According to Grossman, we are facing “an intergenerational avalanche.”

This can’t be a surprise to any kid born to a cohort of parents with an atomic era name like “Baby Boom.” And it shouldn’t suddenly upset Millennials who can already see their paychecks slashed for state entitlement programs.

Yet, Grossman has found that we need a wake-up call nonetheless.

What is happening?

Grossman: The root cause stretches over decades. The Baby Boom generation was far larger than both its predecessors and immediate successors. This allowed benefit programs to grow, in nature and amount, without causing undue strain on the economy or resources. The Baby Boom created larger and larger future demands.

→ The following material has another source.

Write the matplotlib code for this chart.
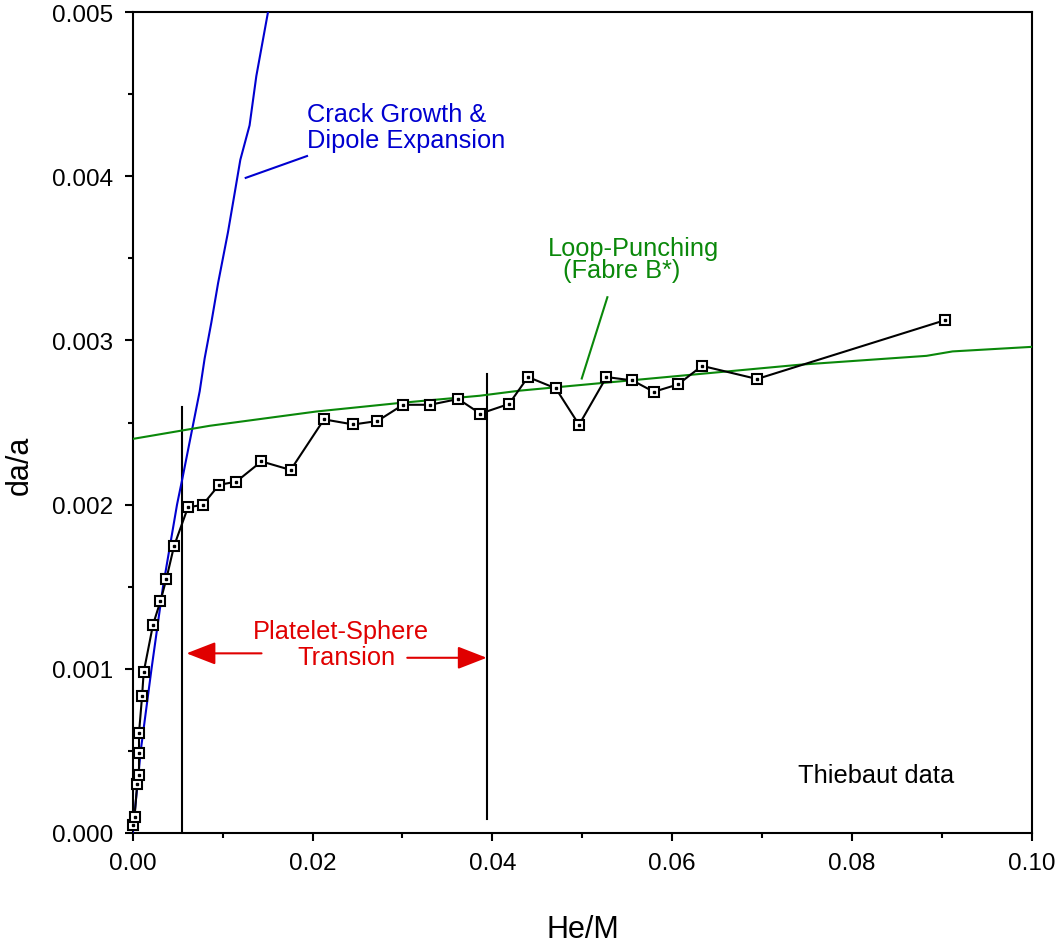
import matplotlib
matplotlib.use("Agg")
import matplotlib.pyplot as plt
from matplotlib.ticker import MultipleLocator, FormatStrFormatter

plt.rcParams['font.family'] = ['Liberation Sans', 'DejaVu Sans']

# Thiebaut data (He/M, da/a)
he_m = [0.0000, 0.0002, 0.0005, 0.0007, 0.0007, 0.0007, 0.00104, 0.00122,
        0.00226, 0.00308, 0.00374, 0.0046, 0.00615, 0.00778, 0.0096, 0.01153,
        0.01432, 0.01757, 0.02128, 0.02454, 0.02722, 0.03007, 0.03308, 0.0362,
        0.03867, 0.04186, 0.04397, 0.04706, 0.04965, 0.0527, 0.05559, 0.05796,
        0.06066, 0.06333, 0.06945, 0.0904]
da_a = [0.000049, 0.000096, 0.000298, 0.000353, 0.000487, 0.000609, 0.000832,
        0.000979, 0.001269, 0.001411, 0.001547, 0.001748, 0.001984, 0.001998,
        0.00212, 0.00214, 0.002263, 0.002211, 0.002519, 0.002488, 0.002509,
        0.002608, 0.002608, 0.002643, 0.002554, 0.002613, 0.002777, 0.002708,
        0.002486, 0.002777, 0.002756, 0.002687, 0.002732, 0.002845, 0.002765,
        0.003124]

# crack growth & dipole expansion model
crack_x = [0.0, 0.00089, 0.00208, 0.00337, 0.00493, 0.00553, 0.00745, 0.008,
           0.00875, 0.0095, 0.0106, 0.01135, 0.01197, 0.0130, 0.01375, 0.01505]
crack_y = [0.0, 0.0005, 0.000995, 0.0015, 0.002, 0.00216, 0.00269, 0.00289,
           0.00311, 0.00335, 0.00366, 0.0039, 0.0041, 0.00431, 0.00461, 0.005]

# loop-punching model (Fabre B*)
loop_x = [0.0, 0.00857, 0.02043, 0.0297, 0.0386, 0.04305, 0.0742, 0.0883,
          0.0912, 0.1001]
loop_y = [0.00240, 0.00248, 0.002567, 0.002619, 0.002663, 0.002694, 0.002852,
          0.002906, 0.002933, 0.002961]

# transition bounds
trans_x = [0.00552, 0.03938]
trans_top = [0.002594, 0.002795]
trans_bottom = [0.0, 0.0000853]

blue = '#0000d0'
green = '#0a880a'
red = '#e00000'
fs = 18.3

fig = plt.figure(figsize=(10.6, 9.45), dpi=100)
ax = fig.add_axes([0.1252, 0.1175, 0.8481, 0.8687])

ax.plot(crack_x, crack_y, color=blue, lw=1.5, zorder=3)
ax.plot(loop_x, loop_y, color=green, lw=1.5, zorder=3)
ax.plot(he_m, da_a, color='black', lw=1.5, marker='s', ms=6.8,
        mfc='white', mec='black', mew=1.5, zorder=4, clip_on=False)
ax.plot(he_m, da_a, ls='none', marker='s', ms=1.5, color='black', zorder=5,
        clip_on=False)

for xv, y0, y1 in zip(trans_x, trans_bottom, trans_top):
    ax.plot([xv, xv], [y0, y1], color='black', lw=1.5, zorder=2)

# annotations
ax.plot([0.01257, 0.01939], [0.00399, 0.004123], color=blue, lw=1.5)
ax.text(0.01935, 0.004336, "Crack Growth &", color=blue, fontsize=fs,
        ha='left', va='baseline')
ax.text(0.01935, 0.004178, "Dipole Expansion", color=blue, fontsize=fs,
        ha='left', va='baseline')

ax.plot([0.04995, 0.0528], [0.002768, 0.003263], color=green, lw=1.5)
ax.text(0.0462, 0.00352, "Loop-Punching", color=green, fontsize=fs,
        ha='left', va='baseline')
ax.text(0.04786, 0.003386, "(Fabre B*)", color=green, fontsize=fs,
        ha='left', va='baseline')

ax.text(0.01339, 0.001186, "Platelet-Sphere", color=red, fontsize=fs,
        ha='left', va='baseline')
ax.text(0.01828, 0.001029, "Transion", color=red, fontsize=fs,
        ha='left', va='baseline')
ax.annotate("", xy=(0.00598, 0.001094), xytext=(0.01433, 0.001094),
            arrowprops=dict(arrowstyle='-|>,head_length=0.9,head_width=0.35',
                            color=red, lw=1.5, mutation_scale=20,
                            shrinkA=0, shrinkB=0))
ax.annotate("", xy=(0.03938, 0.001067), xytext=(0.03054, 0.001067),
            arrowprops=dict(arrowstyle='-|>,head_length=0.9,head_width=0.35',
                            color=red, lw=1.5, mutation_scale=20,
                            shrinkA=0, shrinkB=0))

ax.text(0.07401, 0.000309, "Thiebaut data", color='black', fontsize=fs,
        ha='left', va='baseline')

ax.set_xlim(0, 0.1)
ax.set_ylim(0, 0.005)
ax.xaxis.set_major_locator(MultipleLocator(0.02))
ax.xaxis.set_minor_locator(MultipleLocator(0.01))
ax.yaxis.set_major_locator(MultipleLocator(0.001))
ax.yaxis.set_minor_locator(MultipleLocator(0.0005))
ax.xaxis.set_major_formatter(FormatStrFormatter('%.2f'))
ax.yaxis.set_major_formatter(FormatStrFormatter('%.3f'))
ax.tick_params(which='both', direction='out', labelsize=17.5, width=1.5,
               top=False, right=False)
ax.tick_params(which='major', length=6, pad=8)
ax.tick_params(which='minor', length=3.5)
for s in ax.spines.values():
    s.set_linewidth(1.5)

# axis titles placed in figure coordinates, as in the original
fig.text(583 / 1060, 1 - 938 / 945, "He/M", fontsize=22, ha='center',
         va='baseline')
fig.text(20 / 1060, 1 - 465 / 945, "da/a", fontsize=22, ha='center',
         va='center', rotation=90)

fig.savefig("out.png", dpi=100)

Unfortunately, these future liabilities, most of which were assumption-based and underestimated, were not properly accounted for, and insufficiently reserved for and significantly underfunded.

Where are we headed?

Grossman: We are now entering the “realization” period. Several things will happen. First, reserves will dwindle as spending far exceeds receipts. When funds run out of the programs, the government will bleed red ink. Annual deficits will grow and accumulated liabilities will become larger and larger.

The economy will become less efficient and competitive, lowering growth, and making the burden of financing these programs even more onerous.

What can young people expect as unfunded liabilities grow?

Grossman: Young people already find jobs hard to get, are paid lower on a relative basis to prior generations, and have lower expected earning trajectories over their working careers. This is slowing household formation. This also makes it harder to save and invest for the future, which implies that long term returns on assets will be lower—Millennials won’t have the savings to pay for them—which will actually put further stress on a retirement system that relies on high returns for funding.

What can Millennials do to turn this around long-term?

Grossman: For Millennials, the solution I think is most appropriate is to seek lower benefits and to insist that seniors bear a far larger part of the actual cost of the benefits they receive.  The biggest issue is that these programs are true political hot potatoes. The biggest voice wins and seniors and Boomers have loud, powerful vocal chords. Millennials need to counter this—the sooner the better.